Saving the summer harvest: Pickling and preserving
The Museum's culinary archives contain not only recipes, but also a treasure trove of information on traditional preservation techniques!
Winter is the time to savour what we have carefully put away the rest of the year. In Quebec, where the cold season lasts more than one-third of the year, preserving food is a time-honoured skill. Though it would be practically impossible to list all the foods that can be preserved, let’s take a look at some of the possibilities!
PRESERVING SUMMER VEGETABLES FOR WINTER MEALS
While First Nations relied primarily on drying and curing, French colonists introduced their food preservation techniques in the 17th century. Since sterilization techniques had not yet been developed, sugar, salt, vinegar and alcohol were used to preserve food.
The Museum’s archival Recipes and Food Collection includes a few gems that explain this invaluable, age-old expertise, with some recipes dating back to the mid-18th century! One of my personal favourites is salted herbs. Herbs and vegetables set aside during the growing season are chopped into small pieces, put in an earthenware jar and then covered with coarse salt. This not only preserves them, it also creates the perfect condiment for soups and stews.
PUTTING VINEGAR TO GOOD USE
Vinegar has been a cooking staple since ancient times and can be used to pickle vegetables like beets, onions, cucumbers and other garden delicacies.
By the late 18th century, housewives were blanching and preserving a variety of fruits and vegetables to make pickles, ketchups and chutneys to complement the flavour of meats. To this day, “cornichons” hold pride of place on many Quebec holiday tables!
THE CONVENIENCE OF CANS
At the turn of the 19th century, food preservation methods took a giant leap forward when Frenchman Nicolas Appert developed and perfected the technique of using heat to sterilize food in glass jars, meaning it could last even longer when properly preserved. Soon after, tin cans emerged as a better option, as they were less fragile and easier to transport than glass jars.
The food industry of course took advantage of this new technology, flooding the market with glass containers and tin cans containing fish, meat, fruit and vegetables, including baked beans, a traditional favourite of Quebecers. The wide availability of canned foods enabled housewives to save a lot of valuable time in the kitchen. The Museum’s archival Recipes and Food Collection also contains numerous recipes for preparing these tinned foods in an appetizing and nutritious manner.

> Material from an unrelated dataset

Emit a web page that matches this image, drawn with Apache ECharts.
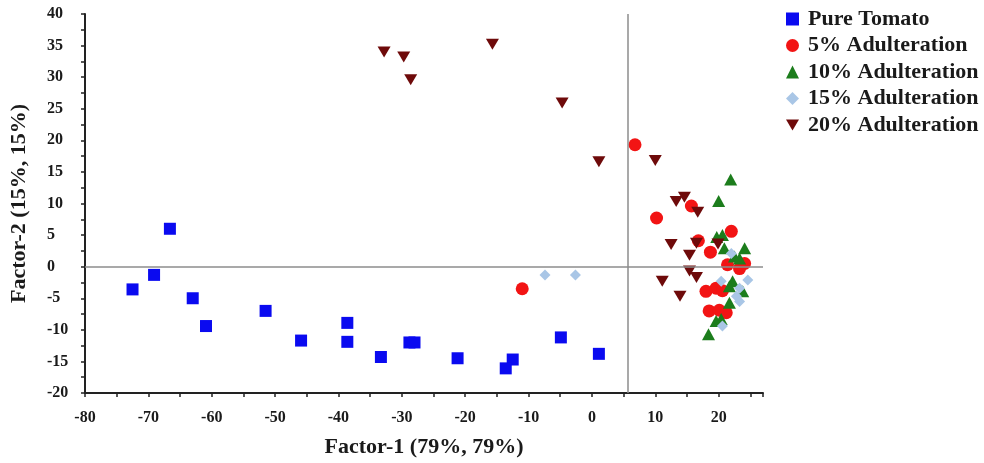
<!DOCTYPE html>
<html>
<head>
<meta charset="utf-8">
<script src="https://cdn.jsdelivr.net/npm/echarts@6/dist/echarts.min.js"></script>
<style>
  html, body { margin: 0; padding: 0; background: #ffffff; }
  #chart { width: 984px; height: 463px; }
</style>
</head>
<body>
<div id="chart"></div>
<script>
// Factor scores (Factor-1, Factor-2) for each sample group
const categories = ['Pure Tomato', '5% Adulteration', '10% Adulteration', '15% Adulteration', '20% Adulteration'];

const pureTomato = [
  [-66.6, 6.0], [-72.5, -3.6], [-69.1, -1.3], [-63.0, -5.0], [-60.9, -9.4],
  [-51.5, -7.0], [-45.9, -11.7], [-38.6, -8.9], [-38.6, -11.9], [-33.3, -14.3],
  [-28.8, -12.0], [-28.0, -12.0], [-21.2, -14.5], [-12.5, -14.7], [-13.6, -16.1],
  [-4.9, -11.2], [1.1, -13.8]
];

const adulteration5 = [
  [6.8, 19.3], [-11.0, -3.5], [15.7, 9.6], [10.2, 7.7], [22.0, 5.6],
  [16.8, 4.1], [18.7, 2.3], [21.4, 0.3], [23.3, -0.3], [24.1, 0.5],
  [18.0, -3.9], [19.6, -3.4], [20.6, -3.8], [18.5, -7.0], [20.1, -6.9],
  [21.2, -7.3]
];

const adulteration10 = [
  [21.9, 13.8], [20.0, 10.4], [19.7, 4.7], [20.6, 5.0], [20.9, 2.9],
  [24.1, 2.9], [22.5, 1.6], [23.3, 1.3], [22.2, -2.3], [21.7, -3.1],
  [23.8, -3.9], [21.7, -5.7], [20.4, -8.3], [19.6, -8.6], [18.4, -10.7]
];

const adulteration15 = [
  [-7.4, -1.3], [-2.6, -1.3], [22.0, 2.1], [20.4, -2.3], [24.6, -2.1],
  [23.3, -3.4], [22.8, -4.7], [23.3, -5.5], [20.6, -9.4]
];

const adulteration20 = [
  [-32.8, 34.0], [-29.7, 33.2], [-28.6, 29.6], [-15.7, 35.2], [-4.7, 25.9],
  [1.1, 16.6], [10.0, 16.8], [13.3, 10.3], [14.6, 11.0], [16.7, 8.6],
  [12.5, 3.5], [16.5, 3.7], [15.4, 1.8], [19.9, 3.6], [15.4, -0.7],
  [16.5, -1.7], [11.1, -2.3], [13.9, -4.7]
];

// Axis tick labels
const xTickLabels = [-80, -70, -60, -50, -40, -30, -20, -10, 0, 10, 20];
const yTickLabels = [-20, -15, -10, -5, 0, 5, 10, 15, 20, 25, 30, 35, 40];

// Quadrant reference lines
const refLineX = 5.6;
const refLineY = 0;

const FONT = '"Liberation Serif", "Times New Roman", serif';
const INK = '#1a1a1a';
const DOWN_TRIANGLE = 'path://M0,0L12,0L6,10Z';

const chart = echarts.init(document.getElementById('chart'), null, { renderer: 'canvas' });

chart.setOption({
  animation: false,
  backgroundColor: '#ffffff',
  grid: { left: 85, right: 221, top: 14, bottom: 65, containLabel: false },
  legend: {
    orient: 'vertical',
    left: 786,
    top: 8,
    padding: 0,
    itemWidth: 13,
    itemHeight: 13,
    itemGap: 4.5,
    data: categories,
    textStyle: {
      fontFamily: FONT,
      fontWeight: 'bold',
      fontSize: 22,
      lineHeight: 22,
      color: INK,
      padding: [0, 0, 0, 4]
    }
  },
  xAxis: {
    type: 'value',
    min: -80,
    max: 27,
    interval: 5,
    name: 'Factor-1 (79%, 79%)',
    nameLocation: 'middle',
    nameGap: 43,
    nameTextStyle: { fontFamily: FONT, fontWeight: 'bold', fontSize: 22, color: INK },
    axisLine: { show: true, onZero: false, lineStyle: { color: '#222', width: 2 } },
    axisTick: { show: true, inside: false, length: 4, lineStyle: { color: '#222', width: 1.5 } },
    splitLine: { show: false },
    axisLabel: {
      fontFamily: FONT,
      fontWeight: 'bold',
      fontSize: 16,
      color: INK,
      margin: 17,
      showMaxLabel: true,
      formatter: v => (xTickLabels.indexOf(v) >= 0 ? String(v) : '')
    }
  },
  yAxis: {
    type: 'value',
    min: -20,
    max: 40,
    interval: 2.5,
    name: 'Factor-2 (15%, 15%)',
    nameLocation: 'middle',
    nameGap: 55,
    nameTextStyle: { fontFamily: FONT, fontWeight: 'bold', fontSize: 22, color: INK },
    axisLine: { show: true, onZero: false, lineStyle: { color: '#222', width: 2 } },
    axisTick: { show: true, inside: false, length: 4, lineStyle: { color: '#222', width: 1.5 } },
    splitLine: { show: false },
    axisLabel: {
      fontFamily: FONT,
      fontWeight: 'bold',
      fontSize: 16,
      color: INK,
      align: 'left',
      margin: 38,
      formatter: v => (yTickLabels.indexOf(v) >= 0 ? String(v) : '')
    }
  },
  series: [
    {
      name: categories[0],
      type: 'scatter',
      symbol: 'rect',
      symbolSize: 12,
      itemStyle: { color: '#0a0af0', opacity: 1 },
      data: pureTomato,
      markLine: {
        silent: true,
        symbol: 'none',
        label: { show: false },
        lineStyle: { color: '#8c8c8c', width: 1.5, type: 'solid' },
        data: [{ xAxis: refLineX }, { yAxis: refLineY }]
      }
    },
    {
      name: categories[1],
      type: 'scatter',
      symbol: 'circle',
      symbolSize: 13,
      itemStyle: { color: '#f21414', opacity: 1 },
      data: adulteration5
    },
    {
      name: categories[2],
      type: 'scatter',
      symbol: 'triangle',
      symbolSize: [13, 12],
      itemStyle: { color: '#1c7d1c', opacity: 1 },
      data: adulteration10
    },
    {
      name: categories[3],
      type: 'scatter',
      symbol: 'diamond',
      symbolSize: 11,
      itemStyle: { color: '#a9c6e6', opacity: 1 },
      data: adulteration15
    },
    {
      name: categories[4],
      type: 'scatter',
      symbol: DOWN_TRIANGLE,
      symbolSize: [13, 11],
      itemStyle: { color: '#6e0a0a', opacity: 1 },
      data: adulteration20
    }
  ]
});
</script>
</body>
</html>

REDISCOVERING THE ART OF PRESERVES
Abandoned during periods of food abundance, the practice of canning tends to reappear when resources are scarcer and more expensive. In the past 10 years, Quebecers have expressed an urge to reconnect with this culinary heritage that saves money and allays concerns over what goes into processed foods. In addition, it enables people to eat locally.
Why not consult these cookbooks and recipe booklets of yesteryear for some help in making your own preserves? This grape and pear jam, for example, looks delicious! Happy canning!